DATA ▸
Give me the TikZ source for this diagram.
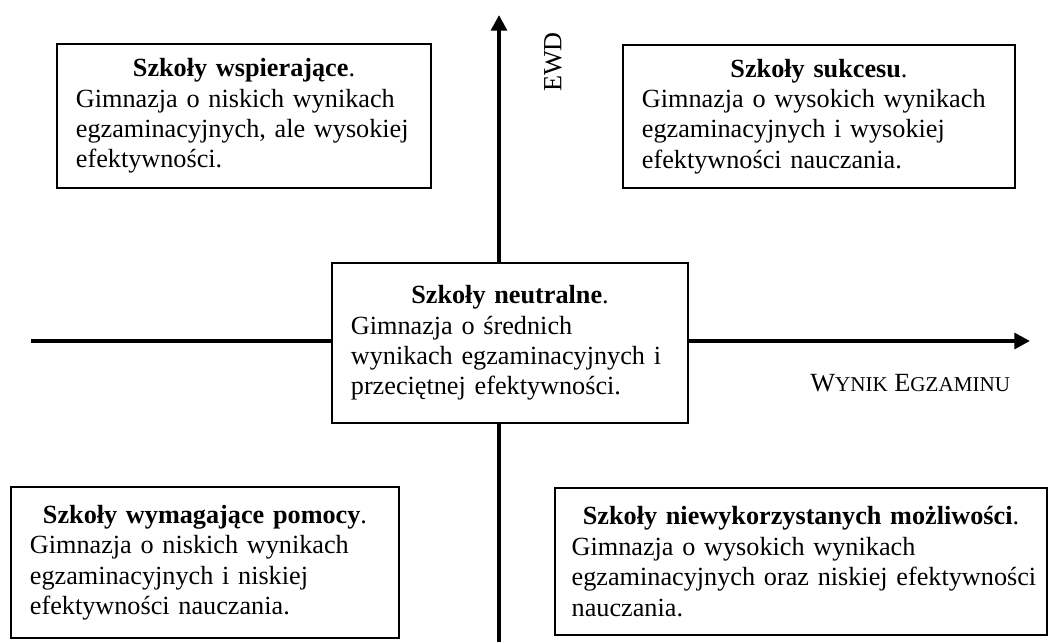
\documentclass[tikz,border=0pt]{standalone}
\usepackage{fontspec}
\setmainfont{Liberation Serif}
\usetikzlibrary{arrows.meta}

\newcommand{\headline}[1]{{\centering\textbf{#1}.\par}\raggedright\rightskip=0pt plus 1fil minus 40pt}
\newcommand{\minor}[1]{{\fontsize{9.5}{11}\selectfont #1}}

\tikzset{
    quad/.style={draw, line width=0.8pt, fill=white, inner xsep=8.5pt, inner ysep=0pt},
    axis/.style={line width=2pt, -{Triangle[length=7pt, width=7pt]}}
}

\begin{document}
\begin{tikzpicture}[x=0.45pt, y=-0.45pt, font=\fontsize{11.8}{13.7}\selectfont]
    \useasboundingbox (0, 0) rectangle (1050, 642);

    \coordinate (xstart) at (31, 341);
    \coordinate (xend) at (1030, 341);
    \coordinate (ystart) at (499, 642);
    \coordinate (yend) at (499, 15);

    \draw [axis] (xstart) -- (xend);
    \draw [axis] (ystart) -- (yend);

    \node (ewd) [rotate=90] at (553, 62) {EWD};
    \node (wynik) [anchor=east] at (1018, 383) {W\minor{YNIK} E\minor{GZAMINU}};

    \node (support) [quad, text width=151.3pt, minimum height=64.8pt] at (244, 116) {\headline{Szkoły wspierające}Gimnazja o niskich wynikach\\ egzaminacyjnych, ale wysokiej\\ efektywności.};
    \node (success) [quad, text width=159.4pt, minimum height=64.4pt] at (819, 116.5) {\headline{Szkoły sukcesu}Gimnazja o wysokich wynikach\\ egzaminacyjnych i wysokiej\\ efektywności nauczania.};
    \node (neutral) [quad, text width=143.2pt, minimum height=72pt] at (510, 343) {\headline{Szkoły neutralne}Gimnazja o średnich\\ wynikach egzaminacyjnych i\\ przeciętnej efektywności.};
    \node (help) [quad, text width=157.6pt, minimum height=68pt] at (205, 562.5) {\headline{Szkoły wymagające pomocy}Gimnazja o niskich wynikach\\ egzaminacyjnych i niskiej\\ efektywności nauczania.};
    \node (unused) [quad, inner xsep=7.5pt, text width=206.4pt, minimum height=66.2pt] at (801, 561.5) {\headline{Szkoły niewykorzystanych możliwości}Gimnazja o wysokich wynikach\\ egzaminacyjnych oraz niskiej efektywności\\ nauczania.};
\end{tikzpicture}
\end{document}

GOAL OF THE EXERCISE ▸
Skip the pictures, please, and transcribe only the lines from the beginning of the material through the one that contains "at (499, 15);".

PROBLEM SOLUTION ▸
Give me the TikZ source for this diagram.
\documentclass[tikz,border=0pt]{standalone}
\usepackage{fontspec}
\setmainfont{Liberation Serif}
\usetikzlibrary{arrows.meta}

\newcommand{\headline}[1]{{\centering\textbf{#1}.\par}\raggedright\rightskip=0pt plus 1fil minus 40pt}
\newcommand{\minor}[1]{{\fontsize{9.5}{11}\selectfont #1}}

\tikzset{
    quad/.style={draw, line width=0.8pt, fill=white, inner xsep=8.5pt, inner ysep=0pt},
    axis/.style={line width=2pt, -{Triangle[length=7pt, width=7pt]}}
}

\begin{document}
\begin{tikzpicture}[x=0.45pt, y=-0.45pt, font=\fontsize{11.8}{13.7}\selectfont]
    \useasboundingbox (0, 0) rectangle (1050, 642);

    \coordinate (xstart) at (31, 341);
    \coordinate (xend) at (1030, 341);
    \coordinate (ystart) at (499, 642);
    \coordinate (yend) at (499, 15);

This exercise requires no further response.